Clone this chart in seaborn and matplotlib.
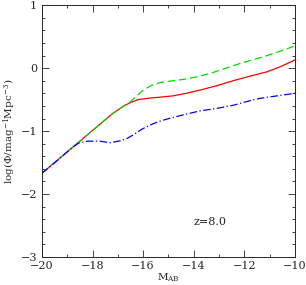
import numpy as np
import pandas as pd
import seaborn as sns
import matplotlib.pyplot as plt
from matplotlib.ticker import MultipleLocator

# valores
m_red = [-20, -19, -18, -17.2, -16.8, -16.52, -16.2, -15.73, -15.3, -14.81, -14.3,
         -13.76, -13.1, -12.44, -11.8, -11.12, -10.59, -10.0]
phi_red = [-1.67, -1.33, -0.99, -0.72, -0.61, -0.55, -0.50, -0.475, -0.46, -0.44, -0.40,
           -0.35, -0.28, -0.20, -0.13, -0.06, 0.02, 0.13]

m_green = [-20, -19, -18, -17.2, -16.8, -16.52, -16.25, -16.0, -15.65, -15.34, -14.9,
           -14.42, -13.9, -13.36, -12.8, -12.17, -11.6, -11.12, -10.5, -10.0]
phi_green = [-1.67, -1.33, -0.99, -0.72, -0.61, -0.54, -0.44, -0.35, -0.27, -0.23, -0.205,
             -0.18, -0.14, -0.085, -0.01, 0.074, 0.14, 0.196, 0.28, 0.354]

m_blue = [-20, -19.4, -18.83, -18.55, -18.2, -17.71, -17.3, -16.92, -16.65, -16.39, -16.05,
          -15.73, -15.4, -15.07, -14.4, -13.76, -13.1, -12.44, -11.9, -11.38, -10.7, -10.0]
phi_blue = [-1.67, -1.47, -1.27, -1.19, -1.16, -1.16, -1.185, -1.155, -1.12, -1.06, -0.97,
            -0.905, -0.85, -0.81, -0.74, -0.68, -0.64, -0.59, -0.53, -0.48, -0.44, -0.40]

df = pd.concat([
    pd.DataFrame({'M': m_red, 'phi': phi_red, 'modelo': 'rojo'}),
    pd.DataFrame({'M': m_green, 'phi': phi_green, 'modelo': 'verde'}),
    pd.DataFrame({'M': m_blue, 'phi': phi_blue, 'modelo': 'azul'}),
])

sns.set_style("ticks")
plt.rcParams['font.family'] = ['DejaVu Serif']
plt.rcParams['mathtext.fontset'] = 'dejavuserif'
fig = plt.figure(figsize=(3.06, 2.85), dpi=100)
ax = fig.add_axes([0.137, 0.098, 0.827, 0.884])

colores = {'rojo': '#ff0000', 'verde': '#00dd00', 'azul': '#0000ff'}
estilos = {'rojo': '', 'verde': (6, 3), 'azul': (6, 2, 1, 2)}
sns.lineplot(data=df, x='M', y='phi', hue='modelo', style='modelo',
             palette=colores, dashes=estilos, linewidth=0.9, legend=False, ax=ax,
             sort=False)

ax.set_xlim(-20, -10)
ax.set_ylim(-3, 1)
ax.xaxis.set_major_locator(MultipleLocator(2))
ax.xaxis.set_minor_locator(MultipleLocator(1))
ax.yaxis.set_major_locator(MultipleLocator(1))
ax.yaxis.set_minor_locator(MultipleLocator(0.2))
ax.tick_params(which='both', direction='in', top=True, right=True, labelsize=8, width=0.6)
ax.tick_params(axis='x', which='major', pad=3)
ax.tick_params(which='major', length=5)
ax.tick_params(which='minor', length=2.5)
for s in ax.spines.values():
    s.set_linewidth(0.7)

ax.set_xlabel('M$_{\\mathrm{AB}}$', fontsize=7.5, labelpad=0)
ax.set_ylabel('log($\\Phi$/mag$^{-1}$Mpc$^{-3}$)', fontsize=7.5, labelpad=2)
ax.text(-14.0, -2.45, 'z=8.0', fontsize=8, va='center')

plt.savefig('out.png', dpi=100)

» SET TASK
From the material above, reproduce everything verbatim except the pictures.

» THE COMPLETED TASK
Clone this chart in seaborn and matplotlib.
import numpy as np
import pandas as pd
import seaborn as sns
import matplotlib.pyplot as plt
from matplotlib.ticker import MultipleLocator

# valores
m_red = [-20, -19, -18, -17.2, -16.8, -16.52, -16.2, -15.73, -15.3, -14.81, -14.3,
         -13.76, -13.1, -12.44, -11.8, -11.12, -10.59, -10.0]
phi_red = [-1.67, -1.33, -0.99, -0.72, -0.61, -0.55, -0.50, -0.475, -0.46, -0.44, -0.40,
           -0.35, -0.28, -0.20, -0.13, -0.06, 0.02, 0.13]

m_green = [-20, -19, -18, -17.2, -16.8, -16.52, -16.25, -16.0, -15.65, -15.34, -14.9,
           -14.42, -13.9, -13.36, -12.8, -12.17, -11.6, -11.12, -10.5, -10.0]
phi_green = [-1.67, -1.33, -0.99, -0.72, -0.61, -0.54, -0.44, -0.35, -0.27, -0.23, -0.205,
             -0.18, -0.14, -0.085, -0.01, 0.074, 0.14, 0.196, 0.28, 0.354]

m_blue = [-20, -19.4, -18.83, -18.55, -18.2, -17.71, -17.3, -16.92, -16.65, -16.39, -16.05,
          -15.73, -15.4, -15.07, -14.4, -13.76, -13.1, -12.44, -11.9, -11.38, -10.7, -10.0]
phi_blue = [-1.67, -1.47, -1.27, -1.19, -1.16, -1.16, -1.185, -1.155, -1.12, -1.06, -0.97,
            -0.905, -0.85, -0.81, -0.74, -0.68, -0.64, -0.59, -0.53, -0.48, -0.44, -0.40]

df = pd.concat([
    pd.DataFrame({'M': m_red, 'phi': phi_red, 'modelo': 'rojo'}),
    pd.DataFrame({'M': m_green, 'phi': phi_green, 'modelo': 'verde'}),
    pd.DataFrame({'M': m_blue, 'phi': phi_blue, 'modelo': 'azul'}),
])

sns.set_style("ticks")
plt.rcParams['font.family'] = ['DejaVu Serif']
plt.rcParams['mathtext.fontset'] = 'dejavuserif'
fig = plt.figure(figsize=(3.06, 2.85), dpi=100)
ax = fig.add_axes([0.137, 0.098, 0.827, 0.884])

colores = {'rojo': '#ff0000', 'verde': '#00dd00', 'azul': '#0000ff'}
estilos = {'rojo': '', 'verde': (6, 3), 'azul': (6, 2, 1, 2)}
sns.lineplot(data=df, x='M', y='phi', hue='modelo', style='modelo',
             palette=colores, dashes=estilos, linewidth=0.9, legend=False, ax=ax,
             sort=False)

ax.set_xlim(-20, -10)
ax.set_ylim(-3, 1)
ax.xaxis.set_major_locator(MultipleLocator(2))
ax.xaxis.set_minor_locator(MultipleLocator(1))
ax.yaxis.set_major_locator(MultipleLocator(1))
ax.yaxis.set_minor_locator(MultipleLocator(0.2))
ax.tick_params(which='both', direction='in', top=True, right=True, labelsize=8, width=0.6)
ax.tick_params(axis='x', which='major', pad=3)
ax.tick_params(which='major', length=5)
ax.tick_params(which='minor', length=2.5)
for s in ax.spines.values():
    s.set_linewidth(0.7)

ax.set_xlabel('M$_{\\mathrm{AB}}$', fontsize=7.5, labelpad=0)
ax.set_ylabel('log($\\Phi$/mag$^{-1}$Mpc$^{-3}$)', fontsize=7.5, labelpad=2)
ax.text(-14.0, -2.45, 'z=8.0', fontsize=8, va='center')

plt.savefig('out.png', dpi=100)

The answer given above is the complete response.